Let’s think of Figma’s onboarding. No long forms, no dense tutorials, no information overloading—just a simple “Start Designing” CTA that leads users straight into creation and testing the product out. Learning happens on the go through nudges and walkthroughs, and comfort translates directly into retention.
2. Instant Gratification on Completed Tasks
Humans are wired to respond well to instant reward loops. When they see the impact of their actions—an updated dashboard, a task completed, or data visualized—the dopamine hit creates emotional buy-in. Onboarding should therefore deliver a clear “woohoo moment” within the first few minutes, ensuring to capture this emotion.
A well-timed success screen, small progress bar, toast, or visual confirmation of achievement is more than decoration—it’s neurological reinforcement that “this tool works for me.”
3. Instilling Autonomy From Day 1
Modern users despise feeling “trained.” They want guidance that feels optional with support that is intelligent and forever-present. Plug and play tools like Notion or Webflow achieve this balance beautifully by offering tooltips and walkthroughs that appear when needed, not when imposed.
This provides users with a sense of autonomy, which strengthens perceived experience when using the tool or product, a key predictor of long-term engagement.
4. Social Proofs To Instill Trust
Onboarding that subtly displays a community-like active user count, peer testimonials, or consumer ratings activates the brain’s instinct to trust a product. Trust and adoption accelerate from there.
Together, these psychological levers make onboarding feel effortless, meaningful, and emotionally rewarding—qualities that drive activation and stickiness in the months that follow.
How To Build The Perfect Strategy for SaaS Retention?
Activation and retention are often treated as separate KPIs. In reality, one predicts the other. Users who find value quickly form habits around the product. Those habits, when reinforced through continuous feedback and evolving value delivery, solidify into retention.

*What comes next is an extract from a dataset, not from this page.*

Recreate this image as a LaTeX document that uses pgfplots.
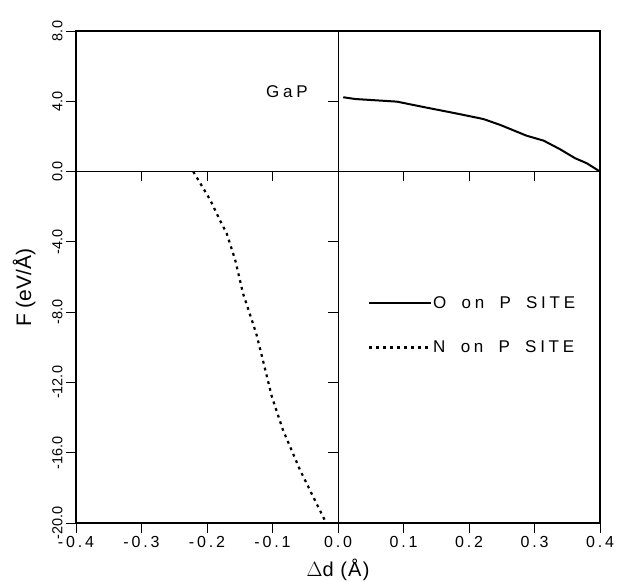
\documentclass[border=0pt]{standalone}
\usepackage{fontspec}
\setmainfont{Liberation Sans}
\newfontfamily\spaced[LetterSpace=22, WordSpace=1.8]{Liberation Sans}
\newfontfamily\tickfont[LetterSpace=18]{Liberation Sans}
\newfontfamily\labfont[LetterSpace=6]{Liberation Sans}
\usepackage{pgfplots}
\pgfplotsset{compat=1.18}

\begin{document}
\begin{tikzpicture}
\begin{axis}[
    scale only axis, width=524bp, height=492bp,
    xmin=-0.4, xmax=0.4, ymin=-20, ymax=8,
    xtick={-0.4,-0.3,...,0.41}, ytick={-20,-16,...,8},
    tick pos=left, tick align=outside,
    major tick length=10bp,
    /pgf/number format/assume math mode=true,
    xticklabel style={font=\tickfont\fontsize{16bp}{18bp}\selectfont,
        /pgf/number format/.cd, fixed, fixed zerofill, precision=1},
    yticklabel style={rotate=90, anchor=south, font=\fontsize{14.5bp}{16bp}\selectfont,
        /pgf/number format/.cd, fixed, fixed zerofill, precision=1},
    axis line style={line width=1.3bp},
    every tick/.style={black, line width=0.8bp},
    xlabel={\labfont $\Delta$d (Å)}, ylabel={F (eV/Å)},
    xlabel style={font=\fontsize{20bp}{22bp}\selectfont,
        at={(axis description cs:0.5,-0.095)}, anchor=center},
    ylabel style={font=\fontsize{21bp}{23bp}\selectfont,
        at={(axis description cs:-0.099,0.478)}, anchor=center},
    clip=false,
    legend style={draw=none, fill=none, at={(axis cs:0.041,-8.75)}, anchor=west,
        font=\spaced\fontsize{17bp}{19bp}\selectfont, row sep=29bp,
        nodes={inner sep=1bp}},
    legend cell align=left,
    legend image code/.code={\draw[#1] (0bp,0bp) -- (62bp,0bp);},
]
% inner cross lines and their ticks
\draw[line width=0.8bp] (axis cs:0,-20) -- (axis cs:0,8);
\draw[line width=0.8bp] (axis cs:-0.4,0) -- (axis cs:0.4,0);
\pgfplotsinvokeforeach{-0.3,-0.2,-0.1,0.1,0.2,0.3}{
    \draw[line width=0.8bp] (axis cs:#1,0) -- ++(0bp,-9bp);
}
\pgfplotsinvokeforeach{-16,-12,-8,-4,4}{
    \draw[line width=0.8bp] (axis cs:0,#1) -- ++(-10bp,0bp);
}

\addplot[black, line width=2bp] coordinates {
    (0.008,4.23) (0.026,4.13) (0.090,3.98) (0.135,3.64) (0.179,3.32)
    (0.222,2.99) (0.248,2.65) (0.288,2.04) (0.314,1.76) (0.339,1.27)
    (0.362,0.76) (0.380,0.47) (0.400,0.00)
};
\addlegendentry{O on P SITE}

\addplot[black, line width=2.2bp, dash pattern=on 2.8bp off 4.2bp] coordinates {
    (-0.221,0.00) (-0.195,-1.62) (-0.178,-2.94) (-0.170,-3.51) (-0.157,-5.03)
    (-0.145,-6.93) (-0.125,-9.20) (-0.116,-10.53) (-0.101,-12.81)
    (-0.084,-14.71) (-0.058,-16.98) (-0.038,-18.50) (-0.018,-20.00)
};
\addlegendentry{N on P SITE}

\node[font=\spaced\fontsize{17bp}{19bp}\selectfont] at (axis cs:-0.078,4.53) {GaP};

\coordinate (bl) at (rel axis cs:0,0);
\coordinate (tr) at (rel axis cs:1,1);
\end{axis}
\pgfresetboundingbox
\path ([shift={(-76bp,-59bp)}]bl) rectangle ([shift={(19bp,31bp)}]tr);
\end{tikzpicture}
\end{document}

ProfitWell confirms this by stating that activated users have up to 80% higher retention after six months. The correlation exists because activation and retention are both reflections of design maturity in the organization. Products that prioritize clarity, relevance, and emotional reward from day one rarely struggle to keep users engaged later.
“Activation isn’t a milestone—it’s a mindset. The moment a user feels in control, retention becomes an organic outcome.” — Deekshit Sebastian, Design Studio Head at Havas Think Design
Designing for Activation: Five Strategic Practices

1. Just Breakdown the First Task, Not the Full Tutorial
Instead of showcasing every feature in an overwhelming walkthrough, design the onboarding flow around the single action that best demonstrates value. When internal messaging tools used across organizations prompt users to “send your first message,” it’s not random; it’s habit formation science in action.

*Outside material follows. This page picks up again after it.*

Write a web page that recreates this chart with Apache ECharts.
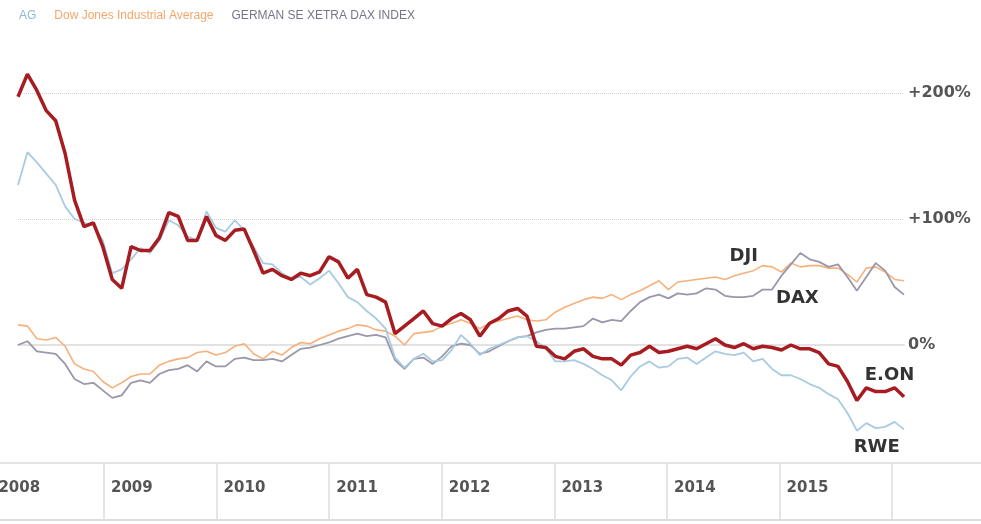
<!DOCTYPE html>
<html>
<head>
<meta charset="utf-8">
<style>
  html, body { margin: 0; padding: 0; background: #fff; }
  #chart { width: 981px; height: 524px; }
</style>
</head>
<body>
<div id="chart"></div>
<script src="https://cdn.jsdelivr.net/npm/echarts@6/dist/echarts.min.js"></script>
<script>
// monthly points, April 2008 .. February 2016
var months = [];
(function() {
  var y = 2008, m = 4;
  while (months.length < 95) {
    months.push(y + '-' + (m < 10 ? '0' + m : m));
    m++;
    if (m > 12) { m = 1; y++; }
  }
})();

// percent change since start
var eon = [197, 215, 202, 186, 178, 152, 115, 94, 97, 78, 52, 45, 78, 75, 75, 85, 105, 102, 83, 83,
  102, 87, 83, 91, 92, 75, 57, 60, 55, 52, 57, 55, 58, 70, 66, 53, 60, 40, 38, 34,
  9, 15, 21, 27, 17, 15, 21, 25, 20, 7, 17, 21, 27, 29, 23, -1, -2, -9, -11, -5,
  -3, -9, -11, -11, -16, -8, -6, -1, -6, -5, -3, -1, -3, 1, 5, 0, -2, 1, -3, -1,
  -2, -4, 0, -3, -3, -6, -15, -17, -29, -44, -34, -37, -37, -34, -41];
var rwe = [127, 153, 145, 136, 127, 110, 100, 97, 95, 83, 57, 60, 68, 77, 73, 83, 99, 95, 86, 83,
  106, 93, 90, 99, 91, 78, 65, 64, 57, 53, 54, 48, 53, 59, 49, 38, 34, 27, 21, 13,
  -10, -18, -11, -7, -13, -12, -4, 8, 1, -8, -3, 0, 3, 6, 7, 3, -3, -13, -13, -12,
  -15, -19, -24, -28, -36, -25, -17, -13, -18, -17, -11, -10, -15, -10, -5, -7, -8, -6, -13, -11,
  -19, -24, -24, -27, -31, -34, -39, -43, -54, -68, -62, -66, -65, -61, -67];
var dji = [16, 15, 5, 4, 6, -1, -15, -19, -21, -29, -34, -30, -25, -23, -23, -16, -13, -11, -10, -6,
  -5, -8, -6, -1, 1, -7, -11, -5, -8, -2, 2, 1, 5, 8, 11, 13, 16, 15, 12, 11,
  7, 0, 9, 10, 11, 15, 17, 20, 17, 13, 17, 19, 21, 23, 20, 19, 20, 26, 30, 33,
  36, 38, 37, 40, 36, 40, 43, 47, 51, 44, 50, 51, 52, 53, 54, 52, 55, 57, 59, 63,
  62, 58, 65, 62, 63, 63, 61, 61, 56, 50, 61, 62, 58, 52, 51];
var dax = [0, 3, -5, -6, -7, -15, -27, -31, -30, -36, -42, -40, -30, -28, -30, -23, -20, -19, -16, -21,
  -13, -17, -17, -11, -10, -12, -12, -11, -13, -8, -3, -2, 0, 2, 5, 7, 9, 7, 8, 6,
  -12, -19, -11, -10, -15, -9, -1, 1, 0, -7, -5, -1, 3, 6, 7, 10, 12, 13, 13, 14,
  15, 21, 18, 20, 19, 27, 34, 38, 40, 37, 41, 40, 41, 45, 44, 39, 38, 38, 39, 44,
  44, 55, 64, 73, 68, 66, 62, 64, 54, 43, 54, 65, 59, 46, 40];

var yTickValues = [0, 100, 200];
var yTickLabels = ['0%', '+100%', '+200%'];
var yearLabels = ['2008', '2009', '2010', '2011', '2012', '2013', '2014', '2015'];

var red = '#a61c21', blue = '#a9cbe2', orange = '#f7b07c', grey = '#9a97aa';
var labelFont = 'DejaVu Sans';
var boxLine = '#dcdcdc';

function tag(text, month, value, dx) {
  return {
    symbol: 'rect', symbolSize: 1, itemStyle: { color: 'rgba(0,0,0,0)' },
    label: { show: true, position: 'inside', formatter: text, offset: [dx || 0, 0],
      color: '#333', fontFamily: labelFont, fontWeight: 'bold', fontSize: 18 },
    data: [{ coord: [month, value] }]
  };
}

var chart = echarts.init(document.getElementById('chart'), null, { renderer: 'canvas' });
chart.setOption({
  animation: false,
  backgroundColor: '#fff',
  legend: {
    left: 8, top: 5,
    itemWidth: 0, itemHeight: 0, itemGap: 12,
    data: [
      { name: 'AG', textStyle: { color: '#8fb7d6' } },
      { name: 'Dow Jones Industrial Average', textStyle: { color: '#f4a66a' } },
      { name: 'GERMAN SE XETRA DAX INDEX', textStyle: { color: '#767689' } }
    ],
    textStyle: { fontFamily: 'Liberation Sans', fontSize: 12 },
    selectedMode: false
  },
  grid: [
    { left: 18, right: 77, top: 30, bottom: 53, outerBoundsMode: 'none' },
    { left: -8.6, right: -23.8, top: 463, bottom: 4, outerBoundsMode: 'none', show: true,
      borderColor: boxLine, borderWidth: 1.5, backgroundColor: 'rgba(0,0,0,0)' }
  ],
  xAxis: [
    {
      type: 'category', gridIndex: 0, data: months, boundaryGap: false,
      axisLine: { show: true, onZero: true, lineStyle: { color: '#e2e2e2', width: 2 } },
      axisTick: { show: false }, axisLabel: { show: false }, splitLine: { show: false }
    },
    {
      type: 'value', gridIndex: 1, min: 2008, max: 2017, interval: 1, position: 'top',
      axisLine: { show: true, lineStyle: { color: boxLine, width: 1.5 } },
      axisTick: { show: false },
      axisLabel: {
        inside: true, margin: 25, verticalAlign: 'middle', align: 'left', padding: [0, 0, 0, 7],
        color: '#555', fontFamily: labelFont, fontWeight: 'bold', fontSize: 15,
        formatter: function(v) { return yearLabels.indexOf(String(v)) >= 0 ? String(v) : ''; }
      },
      splitLine: { show: true, lineStyle: { color: boxLine, width: 1.5 } }
    }
  ],
  yAxis: [
    {
      type: 'value', gridIndex: 0, position: 'right', min: -100, max: 250, interval: 100,
      axisLine: { show: false }, axisTick: { show: false },
      axisLabel: {
        margin: 4, color: '#555', fontFamily: labelFont, fontWeight: 'bold', fontSize: 16,
        formatter: function(v) { var k = yTickValues.indexOf(v); return k >= 0 ? yTickLabels[k] : ''; }
      },
      splitLine: { show: true, lineStyle: { type: 'dotted', width: 1,
        color: ['rgba(0,0,0,0)', 'rgba(0,0,0,0)', '#d2d2d2', '#d2d2d2', 'rgba(0,0,0,0)'] } }
    },
    { type: 'value', gridIndex: 1, show: false }
  ],
  series: [
    {
      name: 'Dow Jones Industrial Average', type: 'line', data: dji, symbol: 'none',
      lineStyle: { color: orange, width: 1.6 }, itemStyle: { color: orange },
      markPoint: tag('DJI', '2014-09', 70.6, 0)
    },
    {
      name: 'GERMAN SE XETRA DAX INDEX', type: 'line', data: dax, symbol: 'none',
      lineStyle: { color: grey, width: 1.8 }, itemStyle: { color: grey },
      markPoint: tag('DAX', '2015-03', 37.3, -3)
    },
    {
      name: 'AG', type: 'line', data: rwe, symbol: 'none',
      lineStyle: { color: blue, width: 1.8 }, itemStyle: { color: blue },
      markPoint: tag('RWE', '2015-11', -81, 1)
    },
    {
      name: 'E.ON', type: 'line', data: eon, symbol: 'none',
      lineStyle: { color: red, width: 3.5 }, itemStyle: { color: red },
      markPoint: tag('E.ON', '2016-01', -23.8, -5)
    }
  ]
});
window.addEventListener('resize', function() { chart.resize(); });
</script>
</body>
</html>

2. Pair Personalization with Precision
Users don’t need hyper-personalization at all instances of using the product; they need relevance. Smart segmentation based on user goals or roles can tailor onboarding messages and pathways subtly, increasing the sense of recognition and intent alignment.
3. Make Success Visible at All Times
Visual dashboards that track onboarding progress, highlight completed steps, and reward engagement foster a sense of accomplishment. These micro-feedback loops sustain user momentum.

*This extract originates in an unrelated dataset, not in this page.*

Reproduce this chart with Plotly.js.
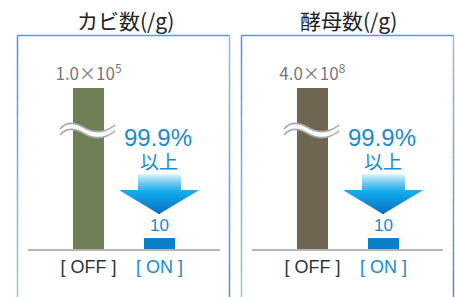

4. Embed Learning into Actions
Replace static tutorials with contextual, in-app discovery. When users learn by doing, guided by prompts that appear precisely when needed, knowledge retention and engagement multiply.
5. Use Real-Time Data for Iteration
Onboarding must evolve as users do. By tracking engagement analytics and friction points, design teams can identify where users drop off and optimize flows continuously. Every redesign cycle should be driven by behavioral data, not assumptions.